* Brief:
Take the lines of the data below from the very first through the line containing "1.132e7, 1.142e7, 1.148e7];" and output them exactly, pictures excluded.

== Source material ==

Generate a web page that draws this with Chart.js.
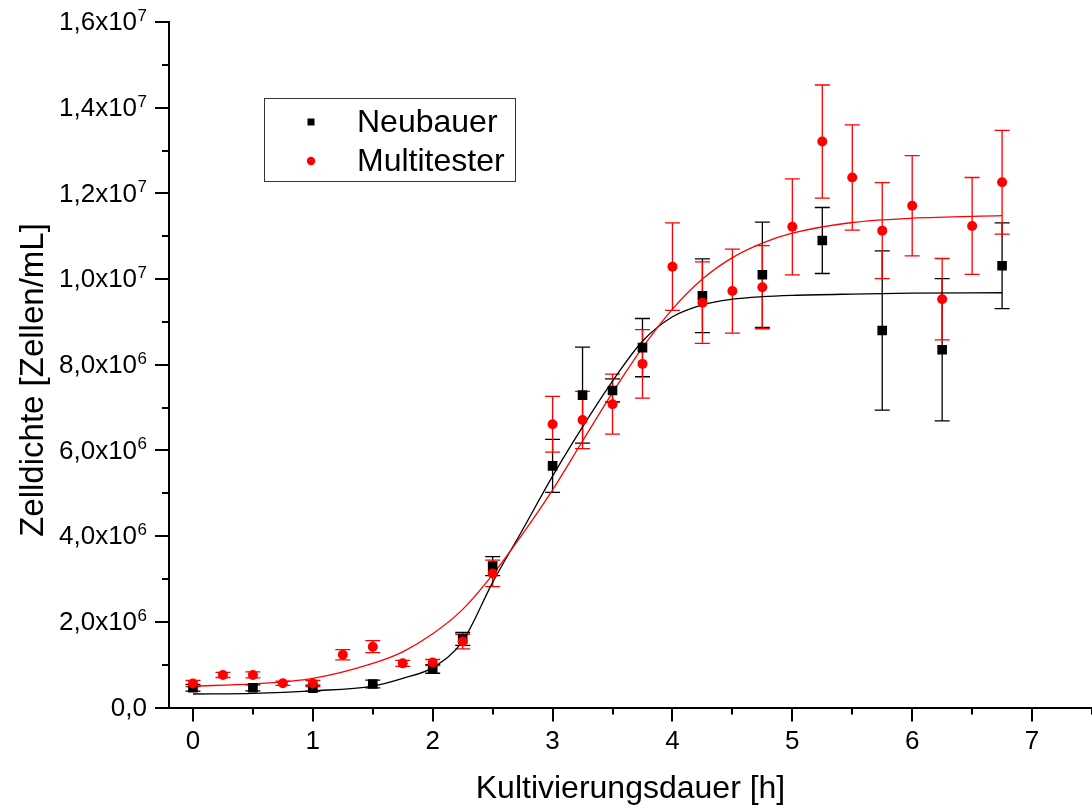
<!DOCTYPE html>
<html>
<head>
<meta charset="utf-8">
<script src="https://cdn.jsdelivr.net/npm/chart.js@4.4.1/dist/chart.umd.min.js"></script>
<style>
  html, body { margin: 0; padding: 0; background: #ffffff; }
  canvas { display: block; }
</style>
</head>
<body>
<canvas id="chart" width="1092" height="809"></canvas>
<script>
// Zelldichte über die Kultivierungsdauer: Zählkammer (Neubauer) vs. Multitester
const FONT = "'Liberation Sans', Arial, Helvetica, sans-serif";

// Neubauer-Zählkammer: Messzeitpunkte [h], Mittelwerte und Standardabweichung [Zellen/mL]
const hoursNeubauer = [0, 0.5, 1, 1.5, 2, 2.25, 2.5, 3, 3.25, 3.5, 3.75, 4.25, 4.75, 5.25, 5.75, 6.25, 6.75];
const cellsNeubauer = [4.6e5, 4.6e5, 4.5e5, 5.5e5, 9.0e5, 1.60e6, 3.30e6, 5.64e6, 7.29e6, 7.40e6, 8.40e6, 9.61e6, 1.010e7, 1.090e7, 8.80e6, 8.35e6, 1.031e7];
const errNeubauer   = [8e4, 7e4, 7e4, 9e4, 1.0e5, 1.5e5, 2.2e5, 6.2e5, 1.12e6, 2.7e5, 6.8e5, 8.6e5, 1.23e6, 7.7e5, 1.86e6, 1.66e6, 1.00e6];

// Multitester: Messzeitpunkte [h], Mittelwerte und Standardabweichung [Zellen/mL]
const hoursMulti = [0, 0.25, 0.5, 0.75, 1, 1.25, 1.5, 1.75, 2, 2.25, 2.5, 3, 3.25, 3.5, 3.75, 4, 4.25, 4.5, 4.75, 5, 5.25, 5.5, 5.75, 6, 6.25, 6.5, 6.75];
const cellsMulti = [5.6e5, 7.6e5, 7.6e5, 5.65e5, 5.6e5, 1.23e6, 1.42e6, 1.03e6, 1.05e6, 1.54e6, 3.13e6, 6.61e6, 6.71e6, 7.08e6, 8.02e6, 1.029e7, 9.45e6, 9.72e6, 9.81e6, 1.122e7, 1.321e7, 1.237e7, 1.113e7, 1.171e7, 9.53e6, 1.124e7, 1.226e7];
const errMulti   = [7e4, 6e4, 7e4, 5e4, 7e4, 1.2e5, 1.4e5, 7e4, 7e4, 1.7e5, 3.1e5, 6.5e5, 6.7e5, 7.0e5, 8.0e5, 1.02e6, 9.5e5, 9.8e5, 9.7e5, 1.12e6, 1.32e6, 1.23e6, 1.12e6, 1.17e6, 9.5e5, 1.13e6, 1.21e6];

const hoursFit = [0, 0.5, 1, 1.5, 1.75, 2, 2.25, 2.5, 2.75, 3, 3.25, 3.5, 3.75, 4, 4.25, 4.5, 4.75, 5, 5.5, 6, 6.75];
const fitNeubauer = [3.15e5, 3.3e5, 3.9e5, 5.0e5, 6.8e5, 9.3e5, 1.55e6, 2.92e6, 4.15e6, 5.40e6, 6.55e6, 7.62e6, 8.55e6, 9.12e6, 9.40e6, 9.53e6, 9.59e6, 9.62e6, 9.65e6, 9.67e6, 9.68e6];
const fitMulti    = [5.0e5, 5.5e5, 6.8e5, 1.03e6, 1.30e6, 1.72e6, 2.29e6, 3.10e6, 4.05e6, 5.08e6, 6.22e6, 7.35e6, 8.40e6, 9.30e6, 1.000e7, 1.050e7, 1.084e7, 1.107e7, 1.132e7, 1.142e7, 1.148e7];

// Achsenteilung und Beschriftung
const xTickValues = [0, 0.5, 1, 1.5, 2, 2.5, 3, 3.5, 4, 4.5, 5, 5.5, 6, 6.5, 7, 7.5];
const xTickLabels = ['0', '', '1', '', '2', '', '3', '', '4', '', '5', '', '6', '', '7', ''];
const yTickValues = [0, 1e6, 2e6, 3e6, 4e6, 5e6, 6e6, 7e6, 8e6, 9e6, 1e7, 1.1e7, 1.2e7, 1.3e7, 1.4e7, 1.5e7, 1.6e7];
const yTickMantissa = ['0,0', '', '2,0x10', '', '4,0x10', '', '6,0x10', '', '8,0x10', '', '1,0x10', '', '1,2x10', '', '1,4x10', '', '1,6x10'];
const yTickExponent = ['', '', '6', '', '6', '', '6', '', '6', '', '7', '', '7', '', '7', '', '7'];

const xTitle = 'Kultivierungsdauer [h]';
const yTitle = 'Zelldichte [Zellen/mL]';

const BLACK = '#000000';
const RED = '#ff0000';

const toPoints = (xs, ys) => xs.map((x, i) => ({ x: x, y: ys[i] }));

// Fehlerbalken, Teilstriche, Beschriftungen und Legende
const decorations = {
  id: 'decorations',
  beforeDatasetsDraw(chart) {
    const ctx = chart.ctx;
    const xs = chart.scales.x, ys = chart.scales.y;
    const bars = [
      { xv: hoursNeubauer, yv: cellsNeubauer, ev: errNeubauer, color: BLACK },
      { xv: hoursMulti, yv: cellsMulti, ev: errMulti, color: RED }
    ];
    ctx.save();
    ctx.lineWidth = 1.3;
    bars.forEach(s => {
      ctx.strokeStyle = s.color;
      s.xv.forEach((xv, i) => {
        const px = xs.getPixelForValue(xv);
        const top = ys.getPixelForValue(s.yv[i] + s.ev[i]);
        const bot = ys.getPixelForValue(s.yv[i] - s.ev[i]);
        ctx.beginPath();
        ctx.moveTo(px, top); ctx.lineTo(px, bot);
        ctx.moveTo(px - 7.5, top); ctx.lineTo(px + 7.5, top);
        ctx.moveTo(px - 7.5, bot); ctx.lineTo(px + 7.5, bot);
        ctx.stroke();
      });
    });
    ctx.restore();
  },
  afterDraw(chart) {
    const ctx = chart.ctx;
    const xs = chart.scales.x, ys = chart.scales.y;
    const area = chart.chartArea;
    ctx.save();
    ctx.strokeStyle = BLACK;
    ctx.fillStyle = BLACK;
    ctx.lineWidth = 2;

    // Teilstriche x
    xTickValues.forEach((v, i) => {
      const px = Math.round(xs.getPixelForValue(v));
      const len = xTickLabels[i] !== '' ? 14 : 7;
      ctx.beginPath();
      ctx.moveTo(px, area.bottom);
      ctx.lineTo(px, area.bottom + len);
      ctx.stroke();
    });
    // Teilstriche y
    yTickValues.forEach((v, i) => {
      const py = Math.round(ys.getPixelForValue(v));
      const len = yTickMantissa[i] !== '' ? 14 : 7;
      ctx.beginPath();
      ctx.moveTo(area.left - len, py);
      ctx.lineTo(area.left, py);
      ctx.stroke();
    });

    // Beschriftung x
    ctx.font = '26px ' + FONT;
    ctx.textAlign = 'center';
    ctx.textBaseline = 'middle';
    xTickValues.forEach((v, i) => {
      if (!xTickLabels[i]) return;
      ctx.fillText(xTickLabels[i], xs.getPixelForValue(v), 742);
    });

    // Beschriftung y mit hochgestelltem Exponenten
    const labelRight = 147;
    yTickValues.forEach((v, i) => {
      const main = yTickMantissa[i];
      if (!main) return;
      const py = ys.getPixelForValue(v);
      const sup = yTickExponent[i];
      let right = labelRight;
      if (sup) {
        ctx.font = '17px ' + FONT;
        ctx.textAlign = 'right';
        ctx.textBaseline = 'alphabetic';
        ctx.fillText(sup, right, py - 1);
        right -= ctx.measureText(sup).width + 0.5;
      }
      ctx.font = '26px ' + FONT;
      ctx.textAlign = 'right';
      ctx.textBaseline = 'middle';
      ctx.fillText(main, right, py + 1);
    });

    // Achsentitel
    ctx.font = '32px ' + FONT;
    ctx.textAlign = 'center';
    ctx.textBaseline = 'alphabetic';
    ctx.fillText(xTitle, (area.left + area.right) / 2, 798);
    ctx.font = '33px ' + FONT;
    ctx.save();
    ctx.translate(43, 380);
    ctx.rotate(-Math.PI / 2);
    ctx.fillText(yTitle, 0, 0);
    ctx.restore();

    // Legende
    ctx.lineWidth = 1;
    ctx.strokeStyle = '#333333';
    ctx.strokeRect(264.5, 98.5, 251, 83);
    const items = [chart.data.datasets[1], chart.data.datasets[0]];
    const rowsY = [122, 161];
    ctx.font = '32px ' + FONT;
    ctx.textAlign = 'left';
    ctx.textBaseline = 'middle';
    items.forEach((ds, i) => {
      const y = rowsY[i];
      ctx.fillStyle = ds.backgroundColor;
      if (ds.pointStyle === 'rect') {
        ctx.fillRect(311 - 3.5, y - 3.5, 7, 7);
      } else {
        ctx.beginPath();
        ctx.arc(311, y, 4.2, 0, Math.PI * 2);
        ctx.fill();
      }
      ctx.fillStyle = BLACK;
      ctx.fillText(ds.label, 357, y + 1);
    });
    ctx.restore();
  }
};

new Chart(document.getElementById('chart'), {
  type: 'scatter',
  data: {
    datasets: [
      {
        label: 'Multitester',
        data: toPoints(hoursMulti, cellsMulti),
        pointStyle: 'circle',
        pointRadius: 5,
        backgroundColor: RED,
        borderColor: RED,
        borderWidth: 0,
        showLine: false
      },
      {
        label: 'Neubauer',
        data: toPoints(hoursNeubauer, cellsNeubauer),
        pointStyle: 'rect',
        pointRadius: 6.8,
        backgroundColor: BLACK,
        borderColor: BLACK,
        borderWidth: 0,
        showLine: false
      },
      {
        label: 'Fit Multitester',
        data: toPoints(hoursFit, fitMulti),
        showLine: true,
        pointRadius: 0,
        borderColor: RED,
        borderWidth: 1.3,
        cubicInterpolationMode: 'monotone',
        fill: false
      },
      {
        label: 'Fit Neubauer',
        data: toPoints(hoursFit, fitNeubauer),
        showLine: true,
        pointRadius: 0,
        borderColor: BLACK,
        borderWidth: 1.3,
        cubicInterpolationMode: 'monotone',
        fill: false
      }
    ]
  },
  options: {
    responsive: false,
    animation: false,
    devicePixelRatio: 1,
    layout: { autoPadding: false, padding: { top: 22, right: 0, left: 0, bottom: 0 } },
    plugins: {
      legend: { display: false },
      tooltip: { enabled: false }
    },
    scales: {
      x: {
        type: 'linear',
        min: -0.2,
        max: 7.5,
        afterBuildTicks: s => { s.ticks = xTickValues.map(v => ({ value: v })); },
        afterFit: s => { s.height = 809 - 707.5; },
        ticks: { display: false },
        grid: { display: false, drawTicks: false },
        border: { display: true, color: BLACK, width: 2 }
      },
      y: {
        type: 'linear',
        min: 0,
        max: 1.6e7,
        afterBuildTicks: s => { s.ticks = yTickValues.map(v => ({ value: v })); },
        afterFit: s => { s.width = 169; },
        ticks: { display: false },
        grid: { display: false, drawTicks: false },
        border: { display: true, color: BLACK, width: 2 }
      }
    }
  },
  plugins: [decorations]
});
</script>
</body>
</html>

===

* Response to the exercise:
Generate a web page that draws this with Chart.js.
<!DOCTYPE html>
<html>
<head>
<meta charset="utf-8">
<script src="https://cdn.jsdelivr.net/npm/chart.js@4.4.1/dist/chart.umd.min.js"></script>
<style>
  html, body { margin: 0; padding: 0; background: #ffffff; }
  canvas { display: block; }
</style>
</head>
<body>
<canvas id="chart" width="1092" height="809"></canvas>
<script>
// Zelldichte über die Kultivierungsdauer: Zählkammer (Neubauer) vs. Multitester
const FONT = "'Liberation Sans', Arial, Helvetica, sans-serif";

// Neubauer-Zählkammer: Messzeitpunkte [h], Mittelwerte und Standardabweichung [Zellen/mL]
const hoursNeubauer = [0, 0.5, 1, 1.5, 2, 2.25, 2.5, 3, 3.25, 3.5, 3.75, 4.25, 4.75, 5.25, 5.75, 6.25, 6.75];
const cellsNeubauer = [4.6e5, 4.6e5, 4.5e5, 5.5e5, 9.0e5, 1.60e6, 3.30e6, 5.64e6, 7.29e6, 7.40e6, 8.40e6, 9.61e6, 1.010e7, 1.090e7, 8.80e6, 8.35e6, 1.031e7];
const errNeubauer   = [8e4, 7e4, 7e4, 9e4, 1.0e5, 1.5e5, 2.2e5, 6.2e5, 1.12e6, 2.7e5, 6.8e5, 8.6e5, 1.23e6, 7.7e5, 1.86e6, 1.66e6, 1.00e6];

// Multitester: Messzeitpunkte [h], Mittelwerte und Standardabweichung [Zellen/mL]
const hoursMulti = [0, 0.25, 0.5, 0.75, 1, 1.25, 1.5, 1.75, 2, 2.25, 2.5, 3, 3.25, 3.5, 3.75, 4, 4.25, 4.5, 4.75, 5, 5.25, 5.5, 5.75, 6, 6.25, 6.5, 6.75];
const cellsMulti = [5.6e5, 7.6e5, 7.6e5, 5.65e5, 5.6e5, 1.23e6, 1.42e6, 1.03e6, 1.05e6, 1.54e6, 3.13e6, 6.61e6, 6.71e6, 7.08e6, 8.02e6, 1.029e7, 9.45e6, 9.72e6, 9.81e6, 1.122e7, 1.321e7, 1.237e7, 1.113e7, 1.171e7, 9.53e6, 1.124e7, 1.226e7];
const errMulti   = [7e4, 6e4, 7e4, 5e4, 7e4, 1.2e5, 1.4e5, 7e4, 7e4, 1.7e5, 3.1e5, 6.5e5, 6.7e5, 7.0e5, 8.0e5, 1.02e6, 9.5e5, 9.8e5, 9.7e5, 1.12e6, 1.32e6, 1.23e6, 1.12e6, 1.17e6, 9.5e5, 1.13e6, 1.21e6];

const hoursFit = [0, 0.5, 1, 1.5, 1.75, 2, 2.25, 2.5, 2.75, 3, 3.25, 3.5, 3.75, 4, 4.25, 4.5, 4.75, 5, 5.5, 6, 6.75];
const fitNeubauer = [3.15e5, 3.3e5, 3.9e5, 5.0e5, 6.8e5, 9.3e5, 1.55e6, 2.92e6, 4.15e6, 5.40e6, 6.55e6, 7.62e6, 8.55e6, 9.12e6, 9.40e6, 9.53e6, 9.59e6, 9.62e6, 9.65e6, 9.67e6, 9.68e6];
const fitMulti    = [5.0e5, 5.5e5, 6.8e5, 1.03e6, 1.30e6, 1.72e6, 2.29e6, 3.10e6, 4.05e6, 5.08e6, 6.22e6, 7.35e6, 8.40e6, 9.30e6, 1.000e7, 1.050e7, 1.084e7, 1.107e7, 1.132e7, 1.142e7, 1.148e7];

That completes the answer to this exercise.